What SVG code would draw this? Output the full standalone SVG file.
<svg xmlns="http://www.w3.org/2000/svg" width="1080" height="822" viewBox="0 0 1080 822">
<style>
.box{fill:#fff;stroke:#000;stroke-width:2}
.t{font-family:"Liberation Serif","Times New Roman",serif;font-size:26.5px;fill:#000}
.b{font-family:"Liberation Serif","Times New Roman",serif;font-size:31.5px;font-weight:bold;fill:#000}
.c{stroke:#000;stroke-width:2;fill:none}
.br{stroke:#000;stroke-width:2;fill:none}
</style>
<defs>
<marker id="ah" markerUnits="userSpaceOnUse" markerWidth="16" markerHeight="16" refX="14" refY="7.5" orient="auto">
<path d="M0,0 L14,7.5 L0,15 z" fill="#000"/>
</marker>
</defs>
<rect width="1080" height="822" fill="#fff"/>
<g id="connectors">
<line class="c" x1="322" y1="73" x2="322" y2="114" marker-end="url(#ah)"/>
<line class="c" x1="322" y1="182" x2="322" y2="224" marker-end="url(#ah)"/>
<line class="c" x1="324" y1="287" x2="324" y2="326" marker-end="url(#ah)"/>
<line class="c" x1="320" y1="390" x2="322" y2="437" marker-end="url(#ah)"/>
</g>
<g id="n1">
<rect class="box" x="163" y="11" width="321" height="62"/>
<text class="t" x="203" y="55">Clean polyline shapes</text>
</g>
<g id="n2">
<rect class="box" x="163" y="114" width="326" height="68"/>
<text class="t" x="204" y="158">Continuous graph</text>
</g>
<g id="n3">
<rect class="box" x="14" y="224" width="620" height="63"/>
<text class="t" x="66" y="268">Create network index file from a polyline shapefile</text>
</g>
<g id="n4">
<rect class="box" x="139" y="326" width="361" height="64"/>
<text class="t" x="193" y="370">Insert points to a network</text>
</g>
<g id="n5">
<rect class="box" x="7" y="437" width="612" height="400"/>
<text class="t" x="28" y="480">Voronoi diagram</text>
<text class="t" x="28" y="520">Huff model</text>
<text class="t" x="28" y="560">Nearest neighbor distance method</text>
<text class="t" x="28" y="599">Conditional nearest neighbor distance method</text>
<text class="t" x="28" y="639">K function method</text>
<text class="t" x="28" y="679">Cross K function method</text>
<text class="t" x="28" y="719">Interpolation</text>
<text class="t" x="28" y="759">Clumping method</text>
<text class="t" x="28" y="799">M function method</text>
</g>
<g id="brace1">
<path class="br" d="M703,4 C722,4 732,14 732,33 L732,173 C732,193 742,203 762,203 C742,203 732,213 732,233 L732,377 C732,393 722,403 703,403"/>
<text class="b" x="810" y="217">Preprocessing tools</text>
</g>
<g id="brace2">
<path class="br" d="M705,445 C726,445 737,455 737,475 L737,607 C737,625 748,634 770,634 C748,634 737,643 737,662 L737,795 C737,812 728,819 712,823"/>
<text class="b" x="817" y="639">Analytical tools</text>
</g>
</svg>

● **Direction**:
Extract, word for word, each line of the listing above.

● **Written answer**:
What SVG code would draw this? Output the full standalone SVG file.
<svg xmlns="http://www.w3.org/2000/svg" width="1080" height="822" viewBox="0 0 1080 822">
<style>
.box{fill:#fff;stroke:#000;stroke-width:2}
.t{font-family:"Liberation Serif","Times New Roman",serif;font-size:26.5px;fill:#000}
.b{font-family:"Liberation Serif","Times New Roman",serif;font-size:31.5px;font-weight:bold;fill:#000}
.c{stroke:#000;stroke-width:2;fill:none}
.br{stroke:#000;stroke-width:2;fill:none}
</style>
<defs>
<marker id="ah" markerUnits="userSpaceOnUse" markerWidth="16" markerHeight="16" refX="14" refY="7.5" orient="auto">
<path d="M0,0 L14,7.5 L0,15 z" fill="#000"/>
</marker>
</defs>
<rect width="1080" height="822" fill="#fff"/>
<g id="connectors">
<line class="c" x1="322" y1="73" x2="322" y2="114" marker-end="url(#ah)"/>
<line class="c" x1="322" y1="182" x2="322" y2="224" marker-end="url(#ah)"/>
<line class="c" x1="324" y1="287" x2="324" y2="326" marker-end="url(#ah)"/>
<line class="c" x1="320" y1="390" x2="322" y2="437" marker-end="url(#ah)"/>
</g>
<g id="n1">
<rect class="box" x="163" y="11" width="321" height="62"/>
<text class="t" x="203" y="55">Clean polyline shapes</text>
</g>
<g id="n2">
<rect class="box" x="163" y="114" width="326" height="68"/>
<text class="t" x="204" y="158">Continuous graph</text>
</g>
<g id="n3">
<rect class="box" x="14" y="224" width="620" height="63"/>
<text class="t" x="66" y="268">Create network index file from a polyline shapefile</text>
</g>
<g id="n4">
<rect class="box" x="139" y="326" width="361" height="64"/>
<text class="t" x="193" y="370">Insert points to a network</text>
</g>
<g id="n5">
<rect class="box" x="7" y="437" width="612" height="400"/>
<text class="t" x="28" y="480">Voronoi diagram</text>
<text class="t" x="28" y="520">Huff model</text>
<text class="t" x="28" y="560">Nearest neighbor distance method</text>
<text class="t" x="28" y="599">Conditional nearest neighbor distance method</text>
<text class="t" x="28" y="639">K function method</text>
<text class="t" x="28" y="679">Cross K function method</text>
<text class="t" x="28" y="719">Interpolation</text>
<text class="t" x="28" y="759">Clumping method</text>
<text class="t" x="28" y="799">M function method</text>
</g>
<g id="brace1">
<path class="br" d="M703,4 C722,4 732,14 732,33 L732,173 C732,193 742,203 762,203 C742,203 732,213 732,233 L732,377 C732,393 722,403 703,403"/>
<text class="b" x="810" y="217">Preprocessing tools</text>
</g>
<g id="brace2">
<path class="br" d="M705,445 C726,445 737,455 737,475 L737,607 C737,625 748,634 770,634 C748,634 737,643 737,662 L737,795 C737,812 728,819 712,823"/>
<text class="b" x="817" y="639">Analytical tools</text>
</g>
</svg>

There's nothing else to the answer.